State how many lines of the listing below include the word "chart". Give only the number.

INFORMATION PROVIDED:
---

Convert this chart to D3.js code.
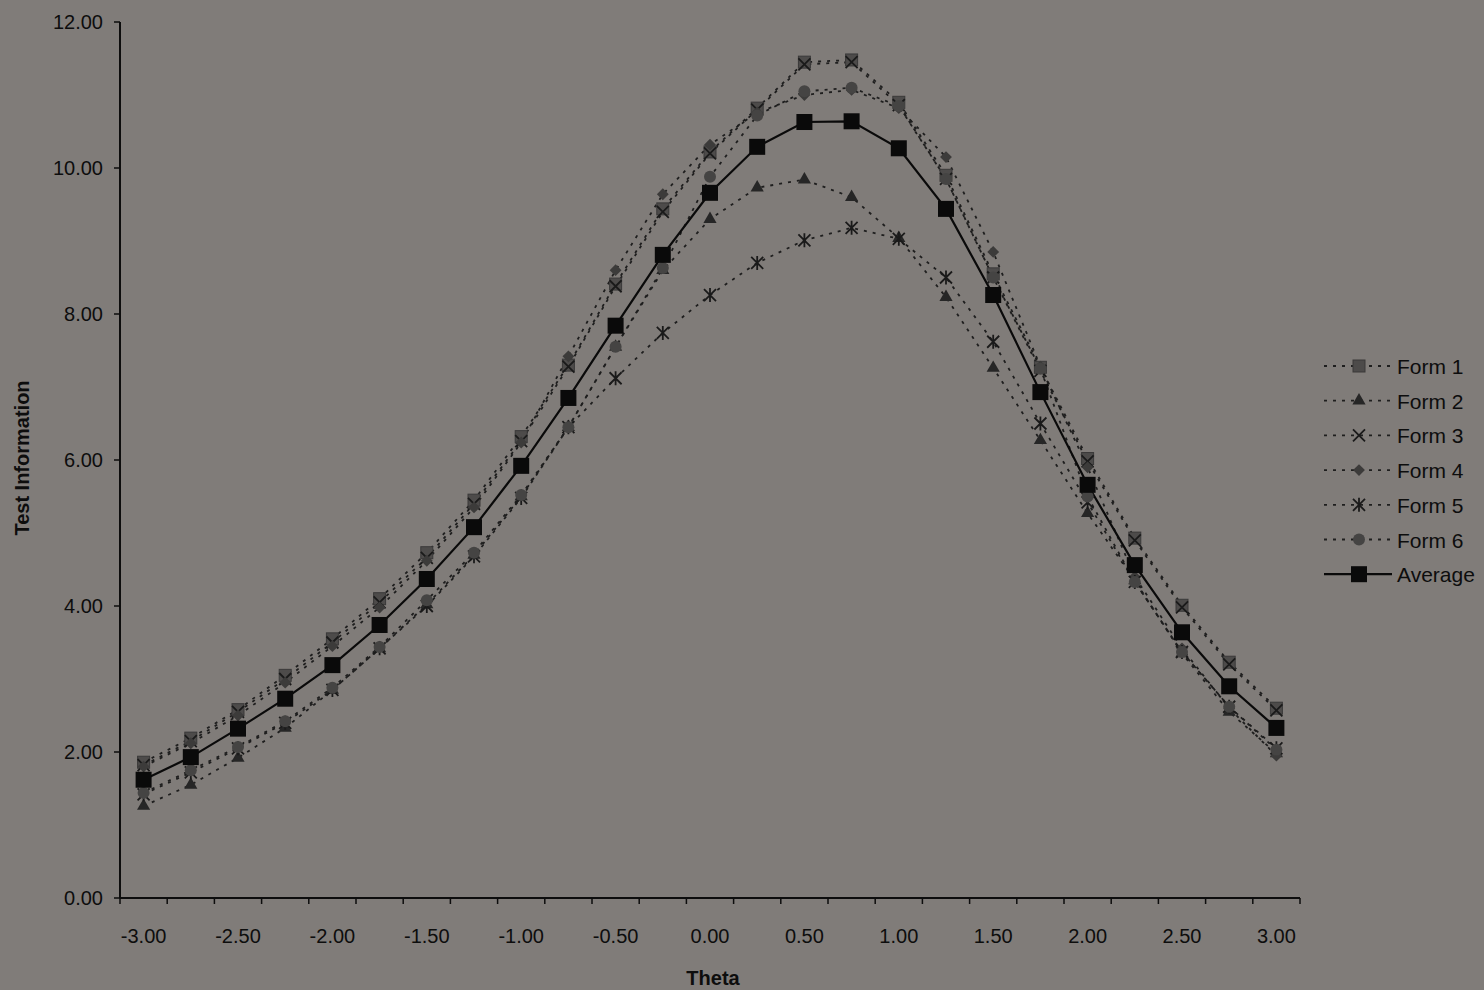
<!DOCTYPE html>
<html>
<head>
<meta charset="utf-8">
<script src="https://cdn.jsdelivr.net/npm/d3@7"></script>
<style>
  body { margin: 0; background: #807c79; }
  svg { display: block; font-family: "Liberation Sans", Arial, sans-serif; }
</style>
</head>
<body>
<svg id="chart" width="1484" height="990"></svg>
<script>
// categories (theta)
const theta = ["-3.00","-2.75","-2.50","-2.25","-2.00","-1.75","-1.50","-1.25","-1.00","-0.75","-0.50","-0.25",
               "0.00","0.25","0.50","0.75","1.00","1.25","1.50","1.75","2.00","2.25","2.50","2.75","3.00"];

const form1 = [1.86,2.19,2.58,3.05,3.55,4.10,4.73,5.45,6.32,7.30,8.41,9.44,10.22,10.82,11.45,11.48,10.90,9.90,8.55,7.27,6.02,4.93,4.01,3.23,2.60];
const form2 = [1.26,1.55,1.92,2.33,2.85,3.42,4.02,4.70,5.50,6.45,7.55,8.60,9.30,9.73,9.84,9.60,9.04,8.23,7.26,6.27,5.27,4.35,3.35,2.55,1.98];
const form3 = [1.82,2.15,2.55,3.00,3.50,4.05,4.66,5.40,6.26,7.28,8.38,9.40,10.20,10.80,11.42,11.45,10.86,9.85,8.50,7.22,5.98,4.90,3.98,3.20,2.57];
const form4 = [1.80,2.12,2.50,2.95,3.45,3.98,4.62,5.35,6.24,7.42,8.60,9.64,10.32,10.76,11.00,11.07,10.82,10.15,8.85,7.28,5.90,4.40,3.42,2.60,1.95];
const form5 = [1.42,1.72,2.05,2.40,2.85,3.42,4.00,4.68,5.48,6.45,7.12,7.74,8.26,8.70,9.01,9.18,9.03,8.50,7.62,6.50,5.42,4.33,3.37,2.62,2.05];
const form6 = [1.44,1.75,2.07,2.42,2.88,3.44,4.08,4.73,5.52,6.45,7.55,8.63,9.88,10.72,11.05,11.10,10.85,9.85,8.50,7.25,5.50,4.33,3.37,2.62,2.03];
const average = [1.62,1.93,2.32,2.73,3.19,3.74,4.37,5.08,5.92,6.85,7.84,8.81,9.66,10.29,10.63,10.64,10.27,9.44,8.26,6.93,5.66,4.56,3.64,2.90,2.33];

const yTicks = [0,2,4,6,8,10,12];
const xLabels = ["-3.00","-2.50","-2.00","-1.50","-1.00","-0.50","0.00","0.50","1.00","1.50","2.00","2.50","3.00"];

const seriesNames = ["Form 1","Form 2","Form 3","Form 4","Form 5","Form 6","Average"];
const seriesValues = [form1, form2, form3, form4, form5, form6, average];
const seriesSymbols = ["square","triangle","x","diamond","asterisk","circle","bigsquare"];

const svg = d3.select("#chart");
const plotLeft = 120, plotRight = 1300, plotTop = 22, plotBottom = 898;
const ink = "#0d0d0d";

const x = d3.scaleBand().domain(theta).range([plotLeft, plotRight]).padding(0);
const y = d3.scaleLinear().domain([0, 12]).range([plotBottom, plotTop]);
const cx = d => x(d) + x.bandwidth() / 2;

// axes
svg.append("line").attr("x1", plotLeft).attr("x2", plotLeft).attr("y1", plotTop).attr("y2", plotBottom)
   .attr("stroke", ink).attr("stroke-width", 2);
svg.append("line").attr("x1", plotLeft).attr("x2", plotRight).attr("y1", plotBottom).attr("y2", plotBottom)
   .attr("stroke", ink).attr("stroke-width", 2);

svg.selectAll(".ytick").data(yTicks).enter().append("line")
   .attr("x1", plotLeft - 6).attr("x2", plotLeft).attr("y1", d => y(d)).attr("y2", d => y(d))
   .attr("stroke", ink).attr("stroke-width", 1.5);
svg.selectAll(".ylab").data(yTicks).enter().append("text")
   .attr("x", 103).attr("y", d => y(d) + 7)
   .attr("text-anchor", "end").style("font-size", "20px").style("fill", ink)
   .text(d => d3.format(".2f")(d));

const bounds = theta.map(d => x(d)).concat([plotRight]);
svg.selectAll(".xtick").data(bounds).enter().append("line")
   .attr("x1", d => d).attr("x2", d => d).attr("y1", plotBottom).attr("y2", plotBottom + 6)
   .attr("stroke", ink).attr("stroke-width", 1.5);
svg.selectAll(".xlab").data(xLabels).enter().append("text")
   .attr("x", d => cx(d)).attr("y", 943)
   .attr("text-anchor", "middle").style("font-size", "20px").style("fill", ink)
   .text(d => d);

svg.append("text").attr("x", 713).attr("y", 985).attr("text-anchor", "middle")
   .style("font-size", "20px").style("font-weight", "bold").style("fill", ink).text("Theta");
svg.append("text").attr("transform", "translate(29,458) rotate(-90)").attr("text-anchor", "middle")
   .style("font-size", "20px").style("font-weight", "bold").style("fill", ink).text("Test Information");

// marker drawing
function drawMarker(g, type, px, py) {
  if (type === "square") {
    g.append("rect").attr("x", px - 6).attr("y", py - 6).attr("width", 12).attr("height", 12)
     .attr("fill", "#4d4b4a").attr("stroke", "#3a3939").attr("stroke-width", 1);
  } else if (type === "bigsquare") {
    g.append("rect").attr("x", px - 8).attr("y", py - 8).attr("width", 16).attr("height", 16)
     .attr("fill", "#0a0a0a");
  } else if (type === "triangle") {
    g.append("path").attr("d", d3.symbol(d3.symbolTriangle, 75)()).attr("transform", `translate(${px},${py})`)
     .attr("fill", "#262626");
  } else if (type === "diamond") {
    g.append("path").attr("d", d3.symbol(d3.symbolSquare, 70)()).attr("transform", `translate(${px},${py}) rotate(45)`)
     .attr("fill", "#3c3b3a");
  } else if (type === "circle") {
    g.append("circle").attr("cx", px).attr("cy", py).attr("r", 6).attr("fill", "#454443");
  } else if (type === "x") {
    g.append("path").attr("d", `M${px-6},${py-6}L${px+6},${py+6}M${px-6},${py+6}L${px+6},${py-6}`)
     .attr("stroke", "#1a1a1a").attr("stroke-width", 1.8);
  } else if (type === "asterisk") {
    g.append("path").attr("d", `M${px-6},${py-6}L${px+6},${py+6}M${px-6},${py+6}L${px+6},${py-6}M${px},${py-7}L${px},${py+7}`)
     .attr("stroke", "#1a1a1a").attr("stroke-width", 1.8);
  }
}

const line = d3.line().x((d, i) => cx(theta[i])).y(d => y(d));

seriesValues.forEach((vals, s) => {
  const isAvg = seriesNames[s] === "Average";
  svg.append("path").datum(vals).attr("d", line).attr("fill", "none")
     .attr("stroke", isAvg ? "#0a0a0a" : "#1e1e1e")
     .attr("stroke-width", isAvg ? 2.2 : 1.8)
     .attr("stroke-dasharray", isAvg ? null : "3,6");
});
seriesValues.forEach((vals, s) => {
  const g = svg.append("g");
  vals.forEach((v, i) => drawMarker(g, seriesSymbols[s], cx(theta[i]), y(v)));
});

// legend
const legend = svg.append("g");
seriesNames.forEach((name, i) => {
  const ly = 366 + i * 34.7;
  const isAvg = name === "Average";
  legend.append("line").attr("x1", 1324).attr("x2", 1392).attr("y1", ly).attr("y2", ly)
     .attr("stroke", isAvg ? "#0a0a0a" : "#1e1e1e").attr("stroke-width", isAvg ? 2.2 : 1.8)
     .attr("stroke-dasharray", isAvg ? null : "3,6");
  drawMarker(legend, seriesSymbols[i], 1359, ly);
  legend.append("text").attr("x", 1397).attr("y", ly + 8).style("font-size", "21px").style("fill", ink)
     .text(name);
});
</script>
</body>
</html>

---

RESULT: 3